## Task statement
Quote every line of the data below as it stands, omitting pictures.
■ ■ ■
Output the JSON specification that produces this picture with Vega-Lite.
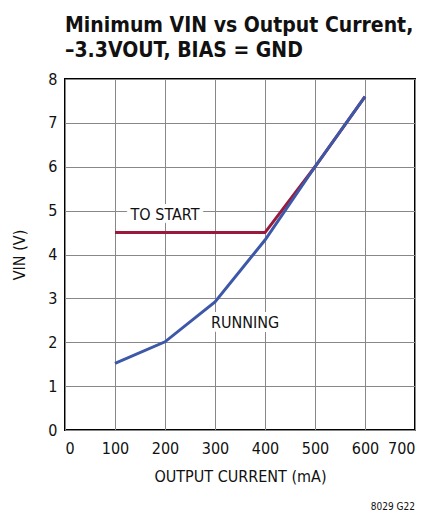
{
  "$schema": "https://vega.github.io/schema/vega-lite/v6.json",
  "width": 350,
  "height": 351,
  "autosize": "none",
  "padding": {"left": 65, "top": 79, "right": 14, "bottom": 87},
  "background": "white",
  "title": {
    "text": ["Minimum VIN vs Output Current,", "–3.3VOUT, BIAS = GND"],
    "anchor": "start",
    "frame": "group",
    "font": "DejaVu Sans Condensed, Roboto, sans-serif",
    "fontSize": 21,
    "fontWeight": "bold",
    "lineHeight": 25,
    "color": "#111",
    "offset": 10
  },
  "config": {
    "view": {"stroke": "#000", "strokeWidth": 2},
    "axis": {
      "labelFont": "DejaVu Sans Condensed, Roboto, sans-serif",
      "titleFont": "DejaVu Sans Condensed, Roboto, sans-serif",
      "labelFontSize": 16,
      "titleFontSize": 16,
      "labelColor": "#111",
      "titleColor": "#111",
      "titleFontWeight": "normal",
      "gridColor": "#888",
      "gridWidth": 1,
      "gridOpacity": 1,
      "domain": false,
      "ticks": false
    }
  },
  "datasets": {
    "curves": [
      {"current": 100, "vin": 4.5, "series": "TO START"},
      {"current": 200, "vin": 4.5, "series": "TO START"},
      {"current": 300, "vin": 4.5, "series": "TO START"},
      {"current": 400, "vin": 4.5, "series": "TO START"},
      {"current": 500, "vin": 6.0, "series": "TO START"},
      {"current": 600, "vin": 7.6, "series": "TO START"},
      {"current": 100, "vin": 1.52, "series": "RUNNING"},
      {"current": 200, "vin": 2.01, "series": "RUNNING"},
      {"current": 300, "vin": 2.92, "series": "RUNNING"},
      {"current": 400, "vin": 4.33, "series": "RUNNING"},
      {"current": 500, "vin": 6.0, "series": "RUNNING"},
      {"current": 600, "vin": 7.6, "series": "RUNNING"}
    ],
    "labels": [
      {"current": 200, "vin": 4.9, "label": "TO START"},
      {"current": 360, "vin": 2.44, "label": "RUNNING"}
    ],
    "note": [
      {"current": 700, "vin": -1.75, "label": "8029 G22"}
    ]
  },
  "layer": [
    {
      "data": {"name": "curves"},
      "mark": {"type": "line", "strokeWidth": 3},
      "encoding": {
        "x": {
          "field": "current", "type": "quantitative",
          "scale": {"domain": [0, 700], "nice": false},
          "axis": {"values": [0, 100, 200, 300, 400, 500, 600, 700], "title": "OUTPUT CURRENT (mA)", "labelPadding": 10, "titlePadding": 12}
        },
        "y": {
          "field": "vin", "type": "quantitative",
          "scale": {"domain": [0, 8], "nice": false},
          "axis": {"values": [0, 1, 2, 3, 4, 5, 6, 7, 8], "title": "VIN (V)", "labelPadding": 8, "titlePadding": 20}
        },
        "color": {
          "field": "series", "type": "nominal",
          "scale": {"domain": ["TO START", "RUNNING"], "range": ["#9a1a3e", "#3d58a8"]},
          "legend": null
        },
        "order": {"field": "current"}
      }
    },
    {
      "data": {"name": "labels"},
      "mark": {"type": "text", "font": "DejaVu Sans Condensed, Roboto, sans-serif", "fontSize": 16, "stroke": "white", "strokeWidth": 8, "strokeJoin": "round", "color": "white"},
      "encoding": {
        "x": {"field": "current", "type": "quantitative"},
        "y": {"field": "vin", "type": "quantitative"},
        "text": {"field": "label"}
      }
    },
    {
      "data": {"name": "labels"},
      "mark": {"type": "text", "font": "DejaVu Sans Condensed, Roboto, sans-serif", "fontSize": 16, "color": "#111"},
      "encoding": {
        "x": {"field": "current", "type": "quantitative"},
        "y": {"field": "vin", "type": "quantitative"},
        "text": {"field": "label"}
      }
    },
    {
      "data": {"name": "note"},
      "mark": {"type": "text", "font": "DejaVu Sans Condensed, Roboto, sans-serif", "fontSize": 10, "color": "#111", "align": "right", "clip": false},
      "encoding": {
        "x": {"field": "current", "type": "quantitative"},
        "y": {"field": "vin", "type": "quantitative"},
        "text": {"field": "label"}
      }
    }
  ]
}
■ ■ ■
## Completed task
Output the JSON specification that produces this picture with Vega-Lite.
{
  "$schema": "https://vega.github.io/schema/vega-lite/v6.json",
  "width": 350,
  "height": 351,
  "autosize": "none",
  "padding": {"left": 65, "top": 79, "right": 14, "bottom": 87},
  "background": "white",
  "title": {
    "text": ["Minimum VIN vs Output Current,", "–3.3VOUT, BIAS = GND"],
    "anchor": "start",
    "frame": "group",
    "font": "DejaVu Sans Condensed, Roboto, sans-serif",
    "fontSize": 21,
    "fontWeight": "bold",
    "lineHeight": 25,
    "color": "#111",
    "offset": 10
  },
  "config": {
    "view": {"stroke": "#000", "strokeWidth": 2},
    "axis": {
      "labelFont": "DejaVu Sans Condensed, Roboto, sans-serif",
      "titleFont": "DejaVu Sans Condensed, Roboto, sans-serif",
      "labelFontSize": 16,
      "titleFontSize": 16,
      "labelColor": "#111",
      "titleColor": "#111",
      "titleFontWeight": "normal",
      "gridColor": "#888",
      "gridWidth": 1,
      "gridOpacity": 1,
      "domain": false,
      "ticks": false
    }
  },
  "datasets": {
    "curves": [
      {"current": 100, "vin": 4.5, "series": "TO START"},
      {"current": 200, "vin": 4.5, "series": "TO START"},
      {"current": 300, "vin": 4.5, "series": "TO START"},
      {"current": 400, "vin": 4.5, "series": "TO START"},
      {"current": 500, "vin": 6.0, "series": "TO START"},
      {"current": 600, "vin": 7.6, "series": "TO START"},
      {"current": 100, "vin": 1.52, "series": "RUNNING"},
      {"current": 200, "vin": 2.01, "series": "RUNNING"},
      {"current": 300, "vin": 2.92, "series": "RUNNING"},
      {"current": 400, "vin": 4.33, "series": "RUNNING"},
      {"current": 500, "vin": 6.0, "series": "RUNNING"},
      {"current": 600, "vin": 7.6, "series": "RUNNING"}
    ],
    "labels": [
      {"current": 200, "vin": 4.9, "label": "TO START"},
      {"current": 360, "vin": 2.44, "label": "RUNNING"}
    ],
    "note": [
      {"current": 700, "vin": -1.75, "label": "8029 G22"}
    ]
  },
  "layer": [
    {
      "data": {"name": "curves"},
      "mark": {"type": "line", "strokeWidth": 3},
      "encoding": {
        "x": {
          "field": "current", "type": "quantitative",
          "scale": {"domain": [0, 700], "nice": false},
          "axis": {"values": [0, 100, 200, 300, 400, 500, 600, 700], "title": "OUTPUT CURRENT (mA)", "labelPadding": 10, "titlePadding": 12}
        },
        "y": {
          "field": "vin", "type": "quantitative",
          "scale": {"domain": [0, 8], "nice": false},
          "axis": {"values": [0, 1, 2, 3, 4, 5, 6, 7, 8], "title": "VIN (V)", "labelPadding": 8, "titlePadding": 20}
        },
        "color": {
          "field": "series", "type": "nominal",
          "scale": {"domain": ["TO START", "RUNNING"], "range": ["#9a1a3e", "#3d58a8"]},
          "legend": null
        },
        "order": {"field": "current"}
      }
    },
    {
      "data": {"name": "labels"},
      "mark": {"type": "text", "font": "DejaVu Sans Condensed, Roboto, sans-serif", "fontSize": 16, "stroke": "white", "strokeWidth": 8, "strokeJoin": "round", "color": "white"},
      "encoding": {
        "x": {"field": "current", "type": "quantitative"},
        "y": {"field": "vin", "type": "quantitative"},
        "text": {"field": "label"}
      }
    },
    {
      "data": {"name": "labels"},
      "mark": {"type": "text", "font": "DejaVu Sans Condensed, Roboto, sans-serif", "fontSize": 16, "color": "#111"},
      "encoding": {
        "x": {"field": "current", "type": "quantitative"},
        "y": {"field": "vin", "type": "quantitative"},
        "text": {"field": "label"}
      }
    },
    {
      "data": {"name": "note"},
      "mark": {"type": "text", "font": "DejaVu Sans Condensed, Roboto, sans-serif", "fontSize": 10, "color": "#111", "align": "right", "clip": false},
      "encoding": {
        "x": {"field": "current", "type": "quantitative"},
        "y": {"field": "vin", "type": "quantitative"},
        "text": {"field": "label"}
      }
    }
  ]
}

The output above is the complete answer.